Liberty City in Jenkins’s film suggests the social decay that accompanied the intensification of the assault on the living standards of the working-class throughout the 1990s. But social facts like joblessness, drug use and violence to a large extent remain hints or ornaments in Moonlight. They do not drive the action.

In general, the film suffers from a certain dramatic evasiveness. Each section ends with Chiron on the verge of coming to grips––or not––with a painful aspect of his life. The next section begins without the audience being allowed to see the outcome of these experiences upon Chiron.

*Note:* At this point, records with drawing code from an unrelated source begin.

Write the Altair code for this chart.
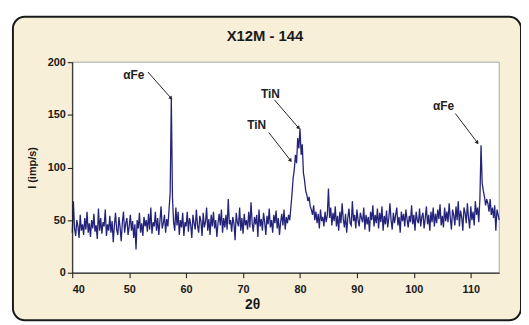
import altair as alt
import pandas as pd

# 2-theta grid: 40.0 .. 115.0 step 0.2 ; intensity values
start_2theta = 40.0
step_2theta = 0.2
intensity = [
    38, 68, 42, 35, 50,
    44, 33, 55, 40, 46,
    36, 52, 41, 58, 38,
    47, 34, 50, 42, 56,
    39, 45, 32, 61, 40,
    52, 37, 48, 44, 60,
    35, 46, 40, 54, 38,
    49, 29, 45, 57, 41,
    36, 53, 43, 30, 48,
    58, 38, 47, 52, 36,
    44, 55, 40, 49, 33,
    46, 22, 50, 42, 57,
    38, 47, 35, 53, 44,
    50, 39, 56, 41, 62,
    37, 48, 44, 58, 40,
    52, 36, 49, 63, 42,
    47, 55, 38, 51, 44,
    60, 76, 166, 72, 48,
    40, 62, 45, 58, 36,
    50, 43, 57, 35, 48,
    44, 58, 39, 52, 46,
    33, 55, 47, 41, 60,
    45, 38, 54, 49, 35,
    57, 43, 48, 62, 40,
    51, 36, 55, 44, 58,
    42, 50, 34, 47, 56,
    45, 60, 38, 52, 43,
    55, 41, 70, 46, 50,
    39, 53, 47, 31, 57,
    48, 44, 62, 40, 52,
    37, 56, 45, 50, 41,
    58, 43, 67, 47, 39,
    53, 46, 55, 34, 60,
    44, 51, 40, 57, 48,
    36, 54, 46, 61, 43,
    50, 38, 55, 47, 59,
    42, 52, 36, 48, 56,
    45, 60, 41, 53, 47,
    55, 50, 62, 75, 90,
    98, 112, 104, 128, 118,
    137, 112, 122, 95, 88,
    78, 74, 68, 72, 63,
    60, 55, 64, 50, 58,
    47, 56, 42, 60, 49,
    53, 44, 58, 48, 55,
    80, 52, 62, 45, 57,
    49, 63, 44, 54, 40,
    58, 47, 66, 51, 43,
    56, 38, 52, 61, 47,
    45, 68, 49, 55, 42,
    60, 50, 44, 57, 52,
    48, 62, 41, 55, 46,
    53, 39, 58, 50, 64,
    44, 55, 47, 61, 42,
    57, 48, 63, 40, 54,
    46, 59, 43, 52, 66,
    50, 41, 57, 47, 55,
    62, 45, 53, 38, 58,
    49, 56, 44, 60, 51,
    43, 54, 48, 64, 46,
    55, 40, 58, 50, 47,
    61, 44, 53, 57, 42,
    52, 63, 46, 55, 40,
    58, 48, 62, 44, 56,
    47, 60, 51, 65, 45,
    54, 43, 62, 49, 58,
    48, 66, 52, 41, 60,
    55, 45, 63, 50, 68,
    44, 59, 53, 40, 62,
    57, 47, 66, 52, 42,
    63, 50, 58, 45, 68,
    55, 62, 48, 70, 121,
    85, 78, 72, 64, 70,
    66, 58, 70, 55, 62,
    52, 64, 40, 60, 55,
    50,
]
two_theta = [round(start_2theta + i * step_2theta, 1) for i in range(len(intensity))]

# annotations (label, text position, arrow start, arrow end, arrowhead angle)
ann_labels = ["αFe", "TiN", "TiN", "αFe"]
ann_text_x = [50.8, 74.8, 72.4, 105.2]
ann_text_y = [187.8, 170.0, 140.0, 158.7]
arrow_x1 = [53.3, 75.5, 74.5, 107.3]
arrow_y1 = [190.6, 164.3, 133.3, 151.2]
arrow_x2 = [57.3, 79.7, 78.3, 111.1]
arrow_y2 = [166.2, 138.0, 107.0, 124.0]
arrow_angle = [138, 139, 142, 143]

x_ticks = [40, 50, 60, 70, 80, 90, 100, 110]
y_ticks = [0, 50, 100, 150, 200]

FONT = "Liberation Sans"
W, H = 432, 213

df = pd.DataFrame({"t": two_theta, "i": intensity})
ann = pd.DataFrame({
    "label": ann_labels, "tx": ann_text_x, "ty": ann_text_y,
    "x1": arrow_x1, "y1": arrow_y1, "x2": arrow_x2, "y2": arrow_y2,
    "ang": arrow_angle,
})
one = pd.DataFrame({"a": [0]})

xscale = alt.Scale(domain=[40, 115], nice=False)
yscale = alt.Scale(domain=[0, 200], nice=False)

frame = alt.Chart(one).mark_rect(
    fill="#f7efd8", stroke="#1a1a1a", strokeWidth=2, cornerRadius=12
).encode(
    x=alt.value(-60), x2=alt.value(454), y=alt.value(-46), y2=alt.value(261)
)
plotbg = alt.Chart(one).mark_rect(
    fill="white", stroke="#a8a8a8", strokeWidth=1
).encode(
    x=alt.value(0), x2=alt.value(W), y=alt.value(0), y2=alt.value(H)
)
title_txt = alt.Chart(one).mark_text(
    text="X12M - 144", font=FONT, fontSize=15, fontWeight="bold",
    color="#1a1a1a", baseline="middle", align="center"
).encode(x=alt.value(195), y=alt.value(-26))

axis_common = dict(
    zindex=3, domainColor="#111111", tickColor="#111111", tickSize=5,
    labelFont=FONT, labelFontSize=11, labelFontWeight="bold",
    labelColor="#1a1a1a", titleFont=FONT, titleFontWeight="bold",
    titleColor="#1a1a1a", grid=False,
)

line = alt.Chart(df).mark_line(color="#23237a", strokeWidth=1.3).encode(
    x=alt.X("t:Q", scale=xscale,
            axis=alt.Axis(values=x_ticks, title="2θ", titleX=182, titleY=32,
                          titleBaseline="middle", titleFontSize=14,
                          labelPadding=6, **axis_common)),
    y=alt.Y("i:Q", scale=yscale,
            axis=alt.Axis(values=y_ticks, title="I (imp/s)", titleX=-40,
                          titleY=H / 2, titleAngle=270, titleAlign="center",
                          titleBaseline="middle", titleFontSize=11,
                          **axis_common)),
)

arrows = alt.Chart(ann).mark_rule(color="#222222", strokeWidth=1).encode(
    x="x1:Q", y="y1:Q", x2="x2:Q", y2="y2:Q"
)
heads = alt.Chart(ann).mark_point(
    shape="triangle", filled=True, color="#222222", size=18, opacity=1
).encode(
    x="x2:Q", y="y2:Q", angle=alt.Angle("ang:Q", scale=None)
)
texts = alt.Chart(ann).mark_text(
    font=FONT, fontSize=12, fontWeight="bold", color="#222222"
).encode(
    x="tx:Q", y="ty:Q", text="label:N"
)

chart = alt.layer(frame, plotbg, title_txt, line, arrows, heads, texts).properties(
    width=W, height=H,
    autosize=alt.AutoSizeParams(type="none"),
    padding={"left": 65, "top": 53, "right": 22, "bottom": 48},
).configure(
    background="white",
).configure_view(
    stroke=None,
)

chart.save("out.html", embed_options={"renderer": "svg", "actions": False})
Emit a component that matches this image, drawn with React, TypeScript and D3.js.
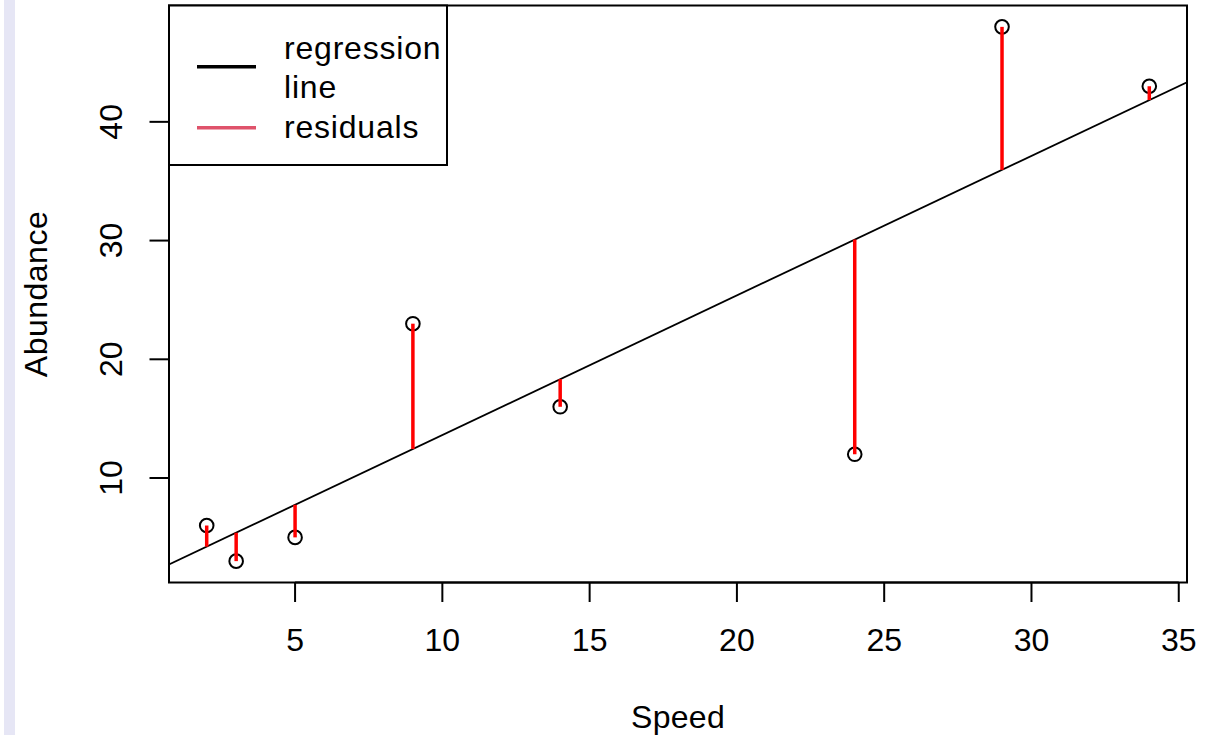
import React from "react";
import * as d3 from "d3";

const speed = [2, 3, 5, 9, 14, 24, 29, 34];
const abundance = [6, 3, 5, 23, 16, 12, 48, 43];
const xTicks = [5, 10, 15, 20, 25, 30, 35];
const yTicks = [10, 20, 30, 40];
const legendLabels = ["regression\nline", "residuals"];

const W = 1225;
const H = 735;
const L = 169, R = 1187, T = 5.5, B = 582.5;
const FONT = "'Liberation Sans', Arial, Helvetica, sans-serif";
const FS = 32;

export default function App() {
  const xExt = d3.extent(speed) as [number, number];
  const yExt = d3.extent(abundance) as [number, number];
  const xPad = (xExt[1] - xExt[0]) * 0.04;
  const yPad = (yExt[1] - yExt[0]) * 0.04;
  const x = d3.scaleLinear().domain([xExt[0] - xPad, xExt[1] + xPad]).range([L, R]);
  const y = d3.scaleLinear().domain([yExt[0] - yPad, yExt[1] + yPad]).range([B, T]);

  const mx = d3.mean(speed)!;
  const my = d3.mean(abundance)!;
  const sxy = d3.sum(speed, (v, i) => (v - mx) * (abundance[i] - my));
  const sxx = d3.sum(speed, (v) => (v - mx) * (v - mx));
  const slope = sxy / sxx;
  const intercept = my - slope * mx;
  const fit = (v: number) => intercept + slope * v;
  const [dx0, dx1] = x.domain();
  const regLine = d3.line<number>().x((v) => x(v)).y((v) => y(fit(v)))([dx0, dx1])!;

  return (
    <svg width={W} height={H} style={{ position: "absolute", left: 0, top: 0, background: "#fff" }} fontFamily={FONT}>
      <rect x={4} y={0} width={11} height={H} fill="#e6e6f5" />
      <defs>
        <clipPath id="plotclip">
          <rect x={L} y={T} width={R - L} height={B - T} />
        </clipPath>
      </defs>
      {/* regression line */}
      <path d={regLine} stroke="#000" strokeWidth={1.8} fill="none" clipPath="url(#plotclip)" />
      {/* points */}
      {speed.map((v, i) => (
        <circle key={"c" + i} cx={x(v)} cy={y(abundance[i])} r={6.8} fill="none" stroke="#000" strokeWidth={2} />
      ))}
      {/* residuals */}
      {speed.map((v, i) => (
        <line key={"r" + i} x1={x(v)} x2={x(v)} y1={y(abundance[i])} y2={y(fit(v))} stroke="#ff0000" strokeWidth={3.5} />
      ))}
      {/* box */}
      <rect x={L} y={T} width={R - L} height={B - T} fill="none" stroke="#000" strokeWidth={2} />
      {/* x axis */}
      <line x1={x(xTicks[0])} x2={x(xTicks[xTicks.length - 1])} y1={B} y2={B} stroke="#000" strokeWidth={2} />
      {xTicks.map((t) => (
        <g key={"xt" + t}>
          <line x1={x(t)} x2={x(t)} y1={B} y2={B + 19.5} stroke="#000" strokeWidth={2} />
          <text x={x(t)} y={651} textAnchor="middle" fontSize={FS} fill="#000">{t}</text>
        </g>
      ))}
      {/* y axis */}
      {yTicks.map((t) => (
        <g key={"yt" + t}>
          <line x1={L - 19.5} x2={L} y1={y(t)} y2={y(t)} stroke="#000" strokeWidth={2} />
          <text transform={`translate(122,${y(t)}) rotate(-90)`} textAnchor="middle" fontSize={FS} fill="#000">{t}</text>
        </g>
      ))}
      <text x={(L + R) / 2} y={728} textAnchor="middle" fontSize={FS} fill="#000" letterSpacing={0.3}>Speed</text>
      <text transform={`translate(47,${(T + B) / 2}) rotate(-90)`} textAnchor="middle" fontSize={FS} fill="#000" letterSpacing={0.5}>Abundance</text>
      {/* legend */}
      <rect x={L} y={T} width={447 - L} height={165 - T} fill="#fff" stroke="#000" strokeWidth={2} />
      <line x1={197} x2={256} y1={66.7} y2={66.7} stroke="#000" strokeWidth={3.5} />
      <line x1={197} x2={256} y1={127.7} y2={127.7} stroke="#df536b" strokeWidth={3.5} />
      <text x={284} y={59.3} fontSize={FS} fill="#000" letterSpacing={0.8}>{legendLabels[0].split("\n")[0]}</text>
      <text x={284} y={97.7} fontSize={FS} fill="#000" letterSpacing={0.8}>{legendLabels[0].split("\n")[1]}</text>
      <text x={284} y={138.3} fontSize={FS} fill="#000" letterSpacing={0.8}>{legendLabels[1]}</text>
    </svg>
  );
}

Eventually, Chiron’s childhood friend Kevin (as an adult, played by André Holland)–– the only person by film’s end with whom Chiron has had an intimate sexual and, one must conclude, personal encounter––has the audacity to ask the question at the forefront of the viewer’s mind, “Who are you, Chiron?” Chiron, predictably, has no answer. How could he? He has spent his entire life to that point changing very little. How does one understand oneself other than through reflection on how one has changed over time?

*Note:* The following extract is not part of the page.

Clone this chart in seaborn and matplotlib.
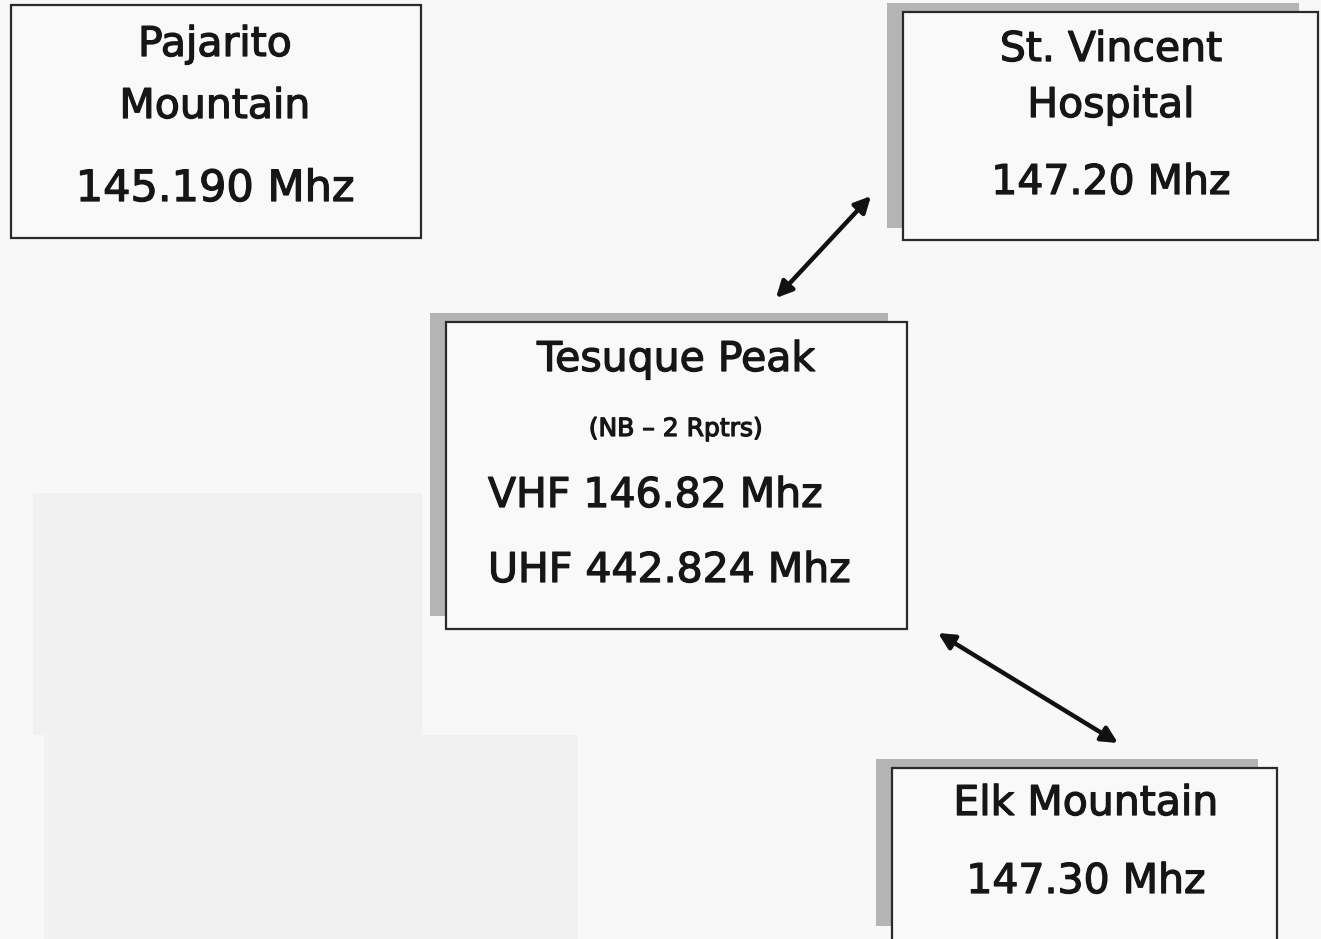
import matplotlib
matplotlib.use("Agg")
import matplotlib.pyplot as plt
import matplotlib.patheffects as pe
import seaborn as sns
from matplotlib.patches import Rectangle

# ---- data ----
site_names = ["Pajarito Mountain", "St. Vincent Hospital", "Tesuque Peak", "Elk Mountain"]
title_lines = [["Pajarito", "Mountain"], ["St. Vincent", "Hospital"], ["Tesuque Peak"], ["Elk Mountain"]]
note_lines = ["", "", "(NB – 2 Rptrs)", ""]
freq_lines = [["145.190 Mhz"], ["147.20 Mhz"], ["VHF 146.82 Mhz", "UHF 442.824 Mhz"], ["147.30 Mhz"]]
links = [("Tesuque Peak", "St. Vincent Hospital"), ("Tesuque Peak", "Elk Mountain")]

# ---- layout (pixel coordinates) ----
boxes = {  # x0, y0, x1, y1
    "Pajarito Mountain": (11, 5, 421, 238),
    "St. Vincent Hospital": (903, 12, 1318, 240),
    "Tesuque Peak": (446, 322, 907, 629),
    "Elk Mountain": (892, 768, 1277, 950),
}
shadow_box = {  # x0, y0, x1, y1 of the grey offset shadow
    "St. Vincent Hospital": (887, 3, 1299, 228),
    "Tesuque Peak": (430, 313, 888, 616),
    "Elk Mountain": (876, 759, 1258, 926),
}
title_base = {"Pajarito Mountain": [56, 118], "St. Vincent Hospital": [61, 117],
              "Tesuque Peak": [371], "Elk Mountain": [815]}
note_base = {"Tesuque Peak": 436}
freq_base = {"Pajarito Mountain": [201], "St. Vincent Hospital": [194],
             "Tesuque Peak": [507, 582], "Elk Mountain": [893]}
text_cx = {"Pajarito Mountain": 215, "St. Vincent Hospital": 1111,
           "Tesuque Peak": 676, "Elk Mountain": 1086}
arrow_ends = {
    ("Tesuque Peak", "St. Vincent Hospital"): ((776, 298), (871, 196)),
    ("Tesuque Peak", "Elk Mountain"): ((938, 633), (1118, 743)),
}

sns.set_theme(style="white")
plt.rcParams["font.family"] = ["DejaVu Sans"]

W, H = 1321, 939
fig = plt.figure(figsize=(W / 100, H / 100), dpi=100)
fig.patch.set_facecolor("#f8f8f8")
ax = fig.add_axes([0, 0, 1, 1])
ax.set_xlim(0, W)
ax.set_ylim(H, 0)
ax.axis("off")
ax.set_facecolor("#f8f8f8")

# faint scanned patches
ax.add_patch(Rectangle((33, 493), 389, 242, facecolor="#f1f1f1", edgecolor="none", zorder=0))
ax.add_patch(Rectangle((44, 735), 534, 210, facecolor="#f1f1f1", edgecolor="none", zorder=0))

txtc = "#161616"
thick = [pe.withStroke(linewidth=0.9, foreground=txtc)]
big = 29.5
for i, name in enumerate(site_names):
    x0, y0, x1, y1 = boxes[name]
    if name in shadow_box:
        sx0, sy0, sx1, sy1 = shadow_box[name]
        ax.add_patch(Rectangle((sx0, sy0), sx1 - sx0, sy1 - sy0,
                               facecolor="#b4b4b4", edgecolor="none", zorder=1))
    ax.add_patch(Rectangle((x0, y0), x1 - x0, y1 - y0, facecolor="#f9f9f9",
                           edgecolor="#2a2a2a", linewidth=1.6, zorder=2))
    cx = text_cx[name]
    for line, yb in zip(title_lines[i], title_base[name]):
        ax.text(cx, yb, line, ha="center", va="baseline", fontsize=big, color=txtc,
                zorder=3, path_effects=thick)
    if note_lines[i]:
        ax.text(cx, note_base[name], note_lines[i], ha="center", va="baseline",
                fontsize=18, color=txtc, zorder=3, path_effects=thick)
    if len(freq_lines[i]) > 1:
        for line, yb in zip(freq_lines[i], freq_base[name]):
            ax.text(488, yb, line, ha="left", va="baseline", fontsize=big, color=txtc,
                    zorder=3, path_effects=thick)
    else:
        for line, yb in zip(freq_lines[i], freq_base[name]):
            ax.text(cx, yb, line, ha="center", va="baseline",
                    fontsize=31 if name == "Pajarito Mountain" else big, color=txtc,
                    zorder=3, path_effects=thick)

for a, b in links:
    p0, p1 = arrow_ends[(a, b)]
    ax.annotate("", xy=p1, xytext=p0,
                arrowprops=dict(arrowstyle="<|-|>", color="#111111", lw=3.2,
                                mutation_scale=24, shrinkA=0, shrinkB=0), zorder=4)

fig.savefig("out.png", dpi=100, facecolor=fig.get_facecolor())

Is the answer to Kevin’s question that Chiron is gay and that is all anyone needs to know? And, more generally, that everyone is an extrapolation of his or her sexuality? On the contrary, the most significant takeaway from Moonlight is that sexuality must be a very subordinate feature because the sum-total of Chiron is little more than a suggestive sliver of a character.

The cinematography in Moonlight is ambitious and unconventional, but the net result seems a bit unfocused and random. Indeed many shots strangely spend a lot of time literally out of focus. The film is shot mostly in tight, constantly moving objective shots that serve to leave the audience disoriented and without a firm understanding of where their perspective resides.

Despite the director’s skill in drawing intimate performances from a number of actors, Moonlight leaves the audience far more unaffected than it should be and even impatient for the film to end. It is finally trying on one’s patience to spend the entire length of a feature film in the company of such a relative blank slate.